A search of the Army’s website for “Jackie Robinson” found 18 results. Of those 18 articles, 14 of them have now been deleted. Including pages titled “U.S. Army Soldiers face off against Romanian National Team in Jackie Robinson Trophy baseball game” and “‘Wagonmasters’ Ruck to Honor Jackie Robinson.”
This is not the first major historical webpage to be taken down amid the administration’s push to stop diversity, equity and inclusion programs across the U.S. government. Articles about Navajo Code Talkers, Iwo Jima flag-raisers and the aircraft that dropped the atomic bomb have all been removed.
Ironically, President Donald Trump announced in February that a statue of Jackie Robinson, along with Harriet Tubman, Rosa Parks, Billie Holiday, Aretha Franklin, Coretta Scott King, Frederick Douglas, Martin Luther King Jr., Muhammad Ali and Kobe Bryant, would be added to his planned National Garden of American Heroes.
Trump created even more controversy on Tuesday when it was reported that his administration removed an explicit ban on segregated facilities, including things like restaurants, waiting rooms and drinking fountains, for federal contractors.
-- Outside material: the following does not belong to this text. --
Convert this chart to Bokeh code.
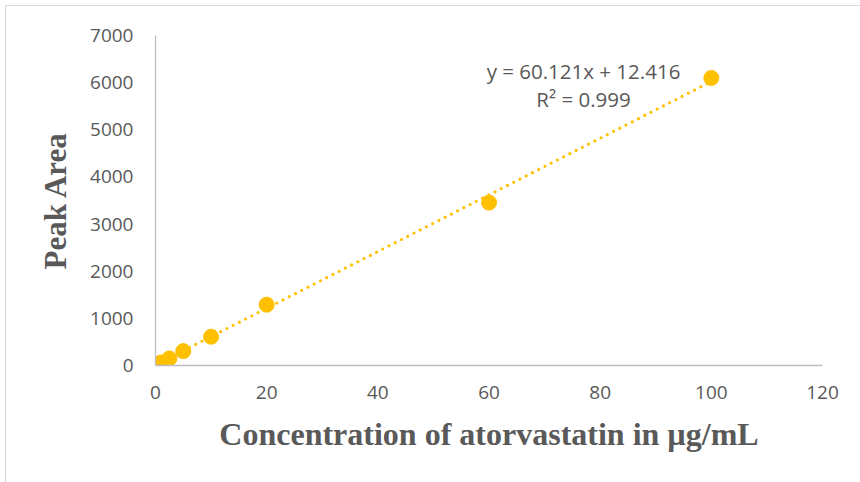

President Trump’s executive order removing the ban repealed an executive order signed by President Lyndon B. Johnson in 1965 regarding federal contractors and nondiscrimination.
“These provisions that required federal contractors to adhere to and comply with federal civil rights laws and to maintain integrated rather than segregated workplaces were all part of the federal government’s efforts to facilitate the settlement that led to integration in the 1950s and 1960s,” said Melissa Murray, a constitutional law professor at New York University. “The fact that they are now excluding those provisions from the requirements for federal contractors, I think, speaks volumes.”